Hotel Pikku, an early Lincoln Park revival project, is up for sale

The building at 1923 W. Superior St. was constructed in 1899 and houses the Hotel Pikku and Hemlock Leather works. (Photo: gregfollmer.com)

A small, stylish boutique hotel that opened in a renovated historic building and helped transform Lincoln Park into a hip, trendy neighborhood is now for sale.

The three-suite, second-floor Hotel Pikku, 1923 W. Superior St., opened after owners Chelsy Whittington and Andy Matson purchased the building in 2016 and spent more than a year remodeling it. Hemlock Leatherworks, a custom shoemaker, is located on the ground floor.

The 123-year-old, 3,750-square-foot property is listed for sale at $895,000.

Andy Matson and Chelsy Whittington opened Hotel Pikku in 2018.

Lincoln Park was in the early days of an urban renewal surge when Whittington and Matson purchased the fire-damaged, storefront and apartment property for $125,000. The building received new flooring, bathrooms, windows, a hot water heater, air-conditioning and a large metal back staircase as part of a major remodel.
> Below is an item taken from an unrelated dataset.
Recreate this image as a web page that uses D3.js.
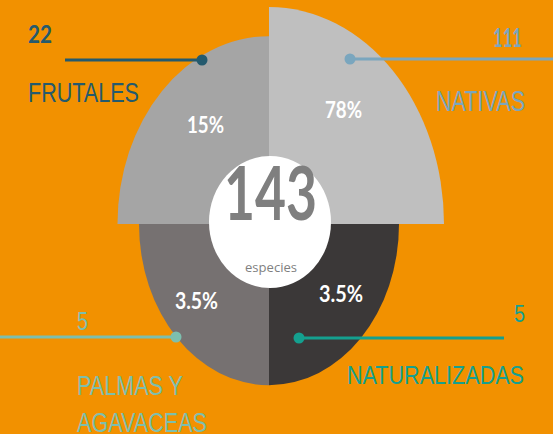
<!DOCTYPE html>
<html>
<head>
<meta charset="utf-8">
<script src="https://cdn.jsdelivr.net/npm/d3@7"></script>
<style>
  html, body { margin: 0; padding: 0; background: #F29100; overflow: hidden; }
  svg { display: block; }
</style>
</head>
<body>
<svg id="chart" width="553" height="434"></svg>
<script>
// ---- data ----
const categories = ["NATIVAS", "NATURALIZADAS", "PALMAS Y AGAVACEAS", "FRUTALES"];
const counts = [111, 5, 5, 22];
const percentLabels = ["78%", "3.5%", "3.5%", "15%"];
const totalLabel = "143";
const totalUnit = "especies";

// ---- styles ----
const sliceColors = ["#BFBFBF", "#3B3838", "#767171", "#A5A5A5"];
const labelColors = ["#7AA6BE", "#14A08F", "#7DBFAE", "#245A6E"];

const svg = d3.select("#chart");
const W = 553, H = 434;
svg.append("rect").attr("width", W).attr("height", H).attr("fill", "#F29100");

const cx = 269, cy = 224, yStretch = 1.24;

const r = d3.scaleLog().domain([5, 111]).range([130, 175]);
const angle = d3.scaleBand().domain(categories).range([0, 2 * Math.PI]);

const arc = d3.arc()
  .innerRadius(0)
  .outerRadius(d => r(d.value))
  .startAngle(d => angle(d.cat))
  .endAngle(d => angle(d.cat) + angle.bandwidth());

const data = categories.map((c, i) => ({ cat: c, value: counts[i], color: sliceColors[i] }));

const g = svg.append("g").attr("transform", `translate(${cx},${cy}) scale(1,${yStretch})`);
g.selectAll("path").data(data).join("path")
  .attr("d", arc)
  .attr("fill", d => d.color);

// center ellipse
svg.append("ellipse")
  .attr("cx", 270).attr("cy", 222).attr("rx", 61).attr("ry", 66)
  .attr("fill", "#FFFFFF");

svg.append("text")
  .attr("x", 224).attr("y", 220)
  .attr("font-family", "Lato, 'Open Sans', sans-serif")
  .attr("font-weight", 700).attr("font-size", 75)
  .attr("fill", "#7F7F7F")
  .attr("textLength", 93).attr("lengthAdjust", "spacingAndGlyphs")
  .text(totalLabel);

svg.append("text")
  .attr("x", 271).attr("y", 272)
  .attr("text-anchor", "middle")
  .attr("font-family", "'Open Sans', Lato, sans-serif")
  .attr("font-size", 13)
  .attr("fill", "#7F7F7F")
  .attr("textLength", 52).attr("lengthAdjust", "spacingAndGlyphs")
  .text(totalUnit);

// percent labels
const pctPos = [
  { x: 325, y: 118, w: 37 },
  { x: 319, y: 302, w: 44 },
  { x: 175, y: 309, w: 43 },
  { x: 187, y: 133, w: 37 }
];
svg.selectAll("text.pct").data(percentLabels).join("text")
  .attr("class", "pct")
  .attr("x", (d, i) => pctPos[i].x).attr("y", (d, i) => pctPos[i].y)
  .attr("font-family", "Lato, 'Open Sans', sans-serif")
  .attr("font-weight", 700).attr("font-size", 22)
  .attr("fill", "#FFFFFF")
  .attr("textLength", (d, i) => pctPos[i].w).attr("lengthAdjust", "spacingAndGlyphs")
  .text(d => d);

// leader lines + dots
const leaders = [
  { x1: 350, x2: 553, y: 59, dot: 350 },
  { x1: 299, x2: 504, y: 338, dot: 299 },
  { x1: 0, x2: 176, y: 337, dot: 176 },
  { x1: 65, x2: 202, y: 60, dot: 202 }
];
leaders.forEach((l, i) => {
  svg.append("line").attr("x1", l.x1).attr("x2", l.x2).attr("y1", l.y).attr("y2", l.y)
    .attr("stroke", labelColors[i]).attr("stroke-width", 3);
  svg.append("circle").attr("cx", l.dot).attr("cy", l.y).attr("r", 5.5)
    .attr("fill", labelColors[i]);
});

// count labels
const countPos = [
  { x: 493, y: 47, w: 29, size: 27, bold: true },
  { x: 514, y: 322, w: 11, size: 24, bold: false },
  { x: 77, y: 330, w: 11, size: 25, bold: false },
  { x: 28, y: 43, w: 24, size: 25, bold: true }
];
counts.forEach((c, i) => {
  const p = countPos[i];
  svg.append("text")
    .attr("x", p.x).attr("y", p.y)
    .attr("font-family", p.bold ? "Lato, 'Open Sans', sans-serif" : "'Liberation Sans', Arial, sans-serif")
    .attr("font-weight", p.bold ? 700 : 400)
    .attr("font-size", p.size)
    .attr("fill", labelColors[i])
    .attr("textLength", p.w).attr("lengthAdjust", "spacingAndGlyphs")
    .text(String(c));
});

// category names
const namePos = [
  [{ t: "NATIVAS", x: 436, y: 111, w: 89, size: 29 }],
  [{ t: "NATURALIZADAS", x: 347, y: 384, w: 177, size: 25 }],
  [{ t: "PALMAS Y", x: 77, y: 395, w: 106, size: 27 },
   { t: "AGAVACEAS", x: 77, y: 432, w: 130, size: 27 }],
  [{ t: "FRUTALES", x: 28, y: 102, w: 111, size: 28 }]
];
categories.forEach((c, i) => {
  namePos[i].forEach(p => {
    svg.append("text")
      .attr("x", p.x).attr("y", p.y)
      .attr("font-family", "'Liberation Sans', Arial, sans-serif")
      .attr("font-size", p.size)
      .attr("fill", labelColors[i])
      .attr("textLength", p.w).attr("lengthAdjust", "spacingAndGlyphs")
      .text(p.t);
  });
});
</script>
</body>
</html>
Neighboring OMC Smokehouse, Duluth Folk School and Duluth Pottery were all opening in old, remodeled buildings around the same time.

In the five-year span, Lincoln Park has gone from a struggling furniture store district filled with blighted buildings to a destination neighborhood featuring new breweries, art galleries, antique shops and restaurants.

“I think all the businesses are filled up,” said Whittington. “Before there was just a lot of empty storefronts and stuff. It was exciting. Also living nearby it was great to have all these places I could just walk to now.”

The Hotel Pikku has been a hit with tourists. Rooms are filled most weekends and guests respond with glowing reviews on social media sites.

A room at the Hotel Pikku looks over Superior Street in Lincoln Park. (Photo: gregfollmer.com)

“We’ve been as busy as we want to be down there,” said Whittington. “I feel really lucky that I got to build something on that scale and on the terms that I wanted to. I’m the house cleaner. I do all the admin work, it’s all me — which is a little Type A — but it’s been really nice to get the people that we get down there. We have so many return guests.”

Whittington said she will turn her attention to Great! Lakes Candy Kitchen in Knife River, a candy store owned by the Matson family. “I’m going to do more with that,” she said. “And then, you know, we’re always scheming new projects — it’s usually happy hour scheming — but there might be some other stuff down the line.”

“I love doing my time with the hotel but, you know, I’m not really that working-30-years-to-get-that-gold watch kind of person. I want to be growing and doing new things,” she said.

The Hotel Pikku (a Finnish word meaning small) will remain in operation while the building is for sale.

The Hotel Pikku features three suites on the second floor of a former Swedish bakery in Lincoln Park. (Photo: gregfollmer.com)

Real estate agent Greg Follmer said new building owners could continue to use the second floor as a boutique hotel, rent the rooms as apartments or turn the space into personal living quarters. He said the street-level storefront offers great opportunities for a new business now and in the future.

“Ultimately, I’m looking for a small business owner that would receive some supplemental income from the hotel,” he said. “They also might want to operate their business in the building and walk down the line 15 years from now, and you look at the future and you got a pretty nice spot. You’ve got a nice retirement.”

Follmer said the Lincoln Park real estate market is hot right now. Older buildings in good locations are hard to find and complicated and expensive to restore. The Hotel Pikku building is a finished product: “There’s a lot of things that you don’t have to do or deal with that are already done,” he said. “They went very high quality with everything. They did some really nice, unique design features in there. It’s a very cool space.”

The sale announcement coincided with demolition work on the former Kemps dairy building, 1928 W. First St., immediately behind the Hotel Pikku. Whittington said she closed the hotel to reservations during the demolition work.

Buildings on the former Kemps dairy property were demolished earlier this week. A new hotel or apartment project is planned for the site. (Photo: Paul Lundgren)

A cluster of one-level brick buildings, many dating back to Twin Ports Dairy Co-op construction in 1938, were demolished with a backhoe and hauled away during the first week in April.

Northridge Accomodations LLC announced plans to build a $15 to $25 million hotel or apartment project on the 1.2-acre site in January 2020. Kemps ended its dairy processing in 2013. Lincoln Park businesses and their patrons have used the property as a parking lot in recent years.